In healthcare-related scenarios, accuracy and clarity are essential. This project focuses on **evaluating and improving how conversational AI systems respond to medical and healthcare topics**. Your expertise helps ensure responses are factually correct, clearly explained, and aligned with real-world healthcare knowledge and communication standards.
• *What You’ll Do**
- **Write and refine prompts** to guide model behavior in healthcare scenarios
- **Evaluate LLM-generated responses** to healthcare-related queries for accuracy, reasoning, clarity, and completeness
- **Conduct fact-checking of all medical and healthcare claims** using trusted public sources and authoritative references
- **Annotate model responses** by identifying strengths, areas of improvement, and factual or conceptual inaccuracies
- **Assess tone, completeness, and appropriateness of responses** for real-world healthcare use
- Ensure **model responses align with expected conversational behavior** and system guidelines
- **Apply consistent evaluation standards** by following clear taxonomies, benchmarks, and detailed evaluation guidelines
• *Who You Are**
- You have **a minimum of 5 years of real-world professional experience in Healthcare**, supported by an **associated expert degree** (e.g., MD, DO, RN, NP, PA, PharmD, MPH, or equivalent)
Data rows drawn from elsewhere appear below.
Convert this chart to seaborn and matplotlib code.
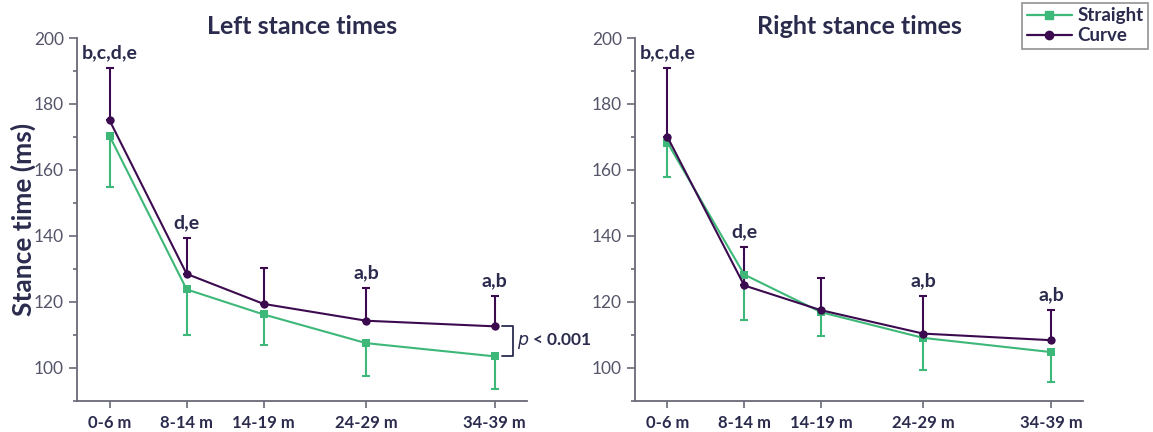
import numpy as np
import pandas as pd
import matplotlib
matplotlib.use('Agg')
import matplotlib.pyplot as plt
import seaborn as sns
from matplotlib.ticker import MultipleLocator
from matplotlib.lines import Line2D

# Data
periods = ['0-6 m', '8-14 m', '14-19 m', '24-29 m', '34-39 m']
xpos = [0, 3, 6, 10, 15]

left_straight = [170.3, 123.8, 116.2, 107.5, 103.5]
left_straight_sd = [15.4, 13.7, 9.4, 9.9, 10.0]
left_curve = [175.0, 128.5, 119.4, 114.3, 112.6]
left_curve_sd = [15.9, 10.8, 11.0, 9.8, 9.1]

right_straight = [168.3, 128.3, 116.9, 109.1, 104.8]
right_straight_sd = [10.4, 13.7, 7.3, 9.8, 9.0]
right_curve = [170.0, 125.0, 117.5, 110.4, 108.4]
right_curve_sd = [20.9, 11.6, 9.8, 11.3, 9.1]

left_letters = ['b,c,d,e', 'd,e', '', 'a,b', 'a,b']
right_letters = ['b,c,d,e', 'd,e', '', 'a,b', 'a,b']

GREEN = '#3DB878'
PURPLE = '#3B0A4F'
NAVY = '#2B2B4E'
SPINE = '#6A6A78'

sns.set_style('ticks')
plt.rcParams['font.family'] = ['Lato', 'DejaVu Sans']

fig = plt.figure(figsize=(11.53, 4.32), dpi=100)
ax_l = fig.add_axes([0.0668, 0.072, 0.390, 0.840])
ax_r = fig.add_axes([0.5507, 0.072, 0.3886, 0.840])


def draw(ax, straight, s_sd, curve, c_sd, letters, title):
    df = pd.DataFrame({
        'x': xpos * 2,
        'y': straight + curve,
        'cond': ['Straight'] * 5 + ['Curve'] * 5,
    })
    # error bars: straight downward, curve upward
    ax.errorbar(xpos, straight, yerr=[s_sd, [0] * 5], fmt='none', ecolor=GREEN,
                elinewidth=1.5, capsize=3, capthick=1.5, zorder=2)
    ax.errorbar(xpos, curve, yerr=[[0] * 5, c_sd], fmt='none', ecolor=PURPLE,
                elinewidth=1.5, capsize=3, capthick=1.5, zorder=2)
    sns.lineplot(data=df, x='x', y='y', hue='cond', style='cond',
                 palette={'Straight': GREEN, 'Curve': PURPLE},
                 markers={'Straight': 's', 'Curve': 'o'}, dashes=False,
                 markersize=6, markeredgewidth=0, linewidth=1.5,
                 ax=ax, legend=False, zorder=3)
    for xi, top, lab in zip(xpos, np.array(curve) + np.array(c_sd), letters):
        if lab:
            ax.annotate(lab, (xi, top), xytext=(0, 5), textcoords='offset points',
                        ha='center', va='bottom', fontsize=14, fontweight='bold',
                        color=NAVY, annotation_clip=False)
    ax.set_xlim(-1.27, 16.25)
    ax.set_ylim(90, 200)
    ax.set_xticks(xpos)
    ax.set_xticklabels(periods, fontsize=12, fontweight='bold', color=NAVY)
    ax.set_yticks([100, 120, 140, 160, 180, 200])
    ax.yaxis.set_minor_locator(MultipleLocator(10))
    ax.tick_params(axis='y', labelsize=12.5, labelcolor='#55556A', color=SPINE,
                   length=6, width=1.2)
    ax.tick_params(axis='y', which='minor', color=SPINE, length=3, width=1.2)
    ax.tick_params(axis='x', color=SPINE, length=5, width=1.2, pad=5)
    for s in ['top', 'right']:
        ax.spines[s].set_visible(False)
    for s in ['left', 'bottom']:
        ax.spines[s].set_color(SPINE)
        ax.spines[s].set_linewidth(1.3)
    ax.set_xlabel('')
    ax.set_ylabel('')
    ax.set_title(title, fontsize=18, fontweight='bold', color=NAVY, pad=3)


draw(ax_l, left_straight, left_straight_sd, left_curve, left_curve_sd,
     left_letters, 'Left stance times')
draw(ax_r, right_straight, right_straight_sd, right_curve, right_curve_sd,
     right_letters, 'Right stance times')

ax_l.set_ylabel('Stance time (ms)', fontsize=19, fontweight='bold', color=NAVY)
ax_l.yaxis.set_label_coords(-0.092, 0.5)

# significance bracket
bx0, bx1 = 15.3, 15.7
ax_l.plot([bx0, bx1, bx1, bx0], [left_curve[-1], left_curve[-1],
          left_straight[-1], left_straight[-1]], color=NAVY, lw=1.3,
          clip_on=False)
ax_l.text(15.88, (left_curve[-1] + left_straight[-1]) / 2, '$p$ < 0.001',
          fontsize=12.5, fontweight='bold', color=NAVY, va='center', ha='left',
          clip_on=False)

# legend
handles = [Line2D([], [], color=GREEN, marker='s', markersize=5.5, lw=1.6),
           Line2D([], [], color=PURPLE, marker='o', markersize=6, lw=1.6)]
leg = fig.legend(handles, ['Straight', 'Curve'], loc='upper right',
                 bbox_to_anchor=(0.996, 0.994), frameon=True, fancybox=False,
                 edgecolor='#777777', fontsize=13.5, handlelength=2.4,
                 handletextpad=0.3, borderpad=0.25, labelspacing=0.15,
                 borderaxespad=0)
leg.get_frame().set_linewidth(1.2)
for t in leg.get_texts():
    t.set_fontweight('bold')
    t.set_color(NAVY)

fig.savefig('out.png', dpi=100, facecolor='white')
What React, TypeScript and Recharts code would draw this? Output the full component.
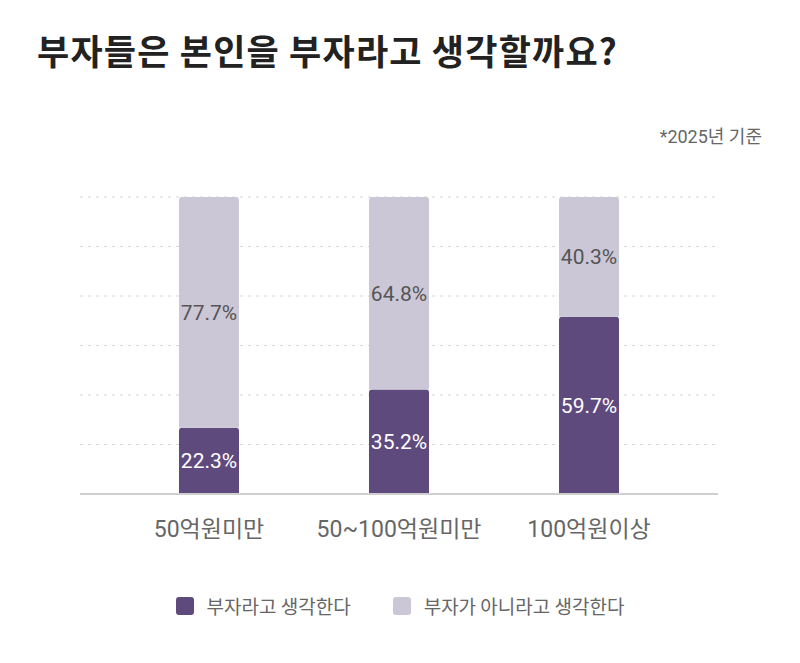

- You have experience in **one or more of the following sub-domains**:
- General Clinical Care
- Specialty Medicine or Surgery
- Diagnostics, Imaging & Laboratory Medicine
- Public Health, Healthcare Systems & Administration
- You have **significant experience using large language models** (LLMs) and understand how and why people use them
- You have **excellent writing communication skills for complex medical topics**
- You have **strong attention to detail** and are **comfortable evaluating clinical reasoning and medical explanations**, identifying subtle inaccuracies or gaps that others may overlook
• *Nice-to-Have Specialties**
- Prior experience with RLHF, model evaluation, or data annotation work
- Experience writing or editing high-quality medical or healthcare-related content
- Experience in clinical documentation, charting, or patient communication, including explaining medical information to non-clinical audiences
- Familiarity with evaluation rubrics, benchmarks, or quality scoring systems
• *What Success Looks Like**
- You identify medical inaccuracies, unclear explanations, or unsafe reasoning patterns
- Your feedback improves the clarity and reliability of healthcare-related AI responses
- You deliver reproducible evaluation artifacts that strengthen model performance
- Mercor customers trust their AI systems in healthcare contexts because you’ve rigorously evaluated them
• *Why Join Mercor**
At Mercor, healthcare professionals play a direct role in shaping how AI systems communicate about medical and health-related topics. This role allows you to apply your expertise beyond traditional settings while contributing to the development of more accurate and reliable healthcare AI systems.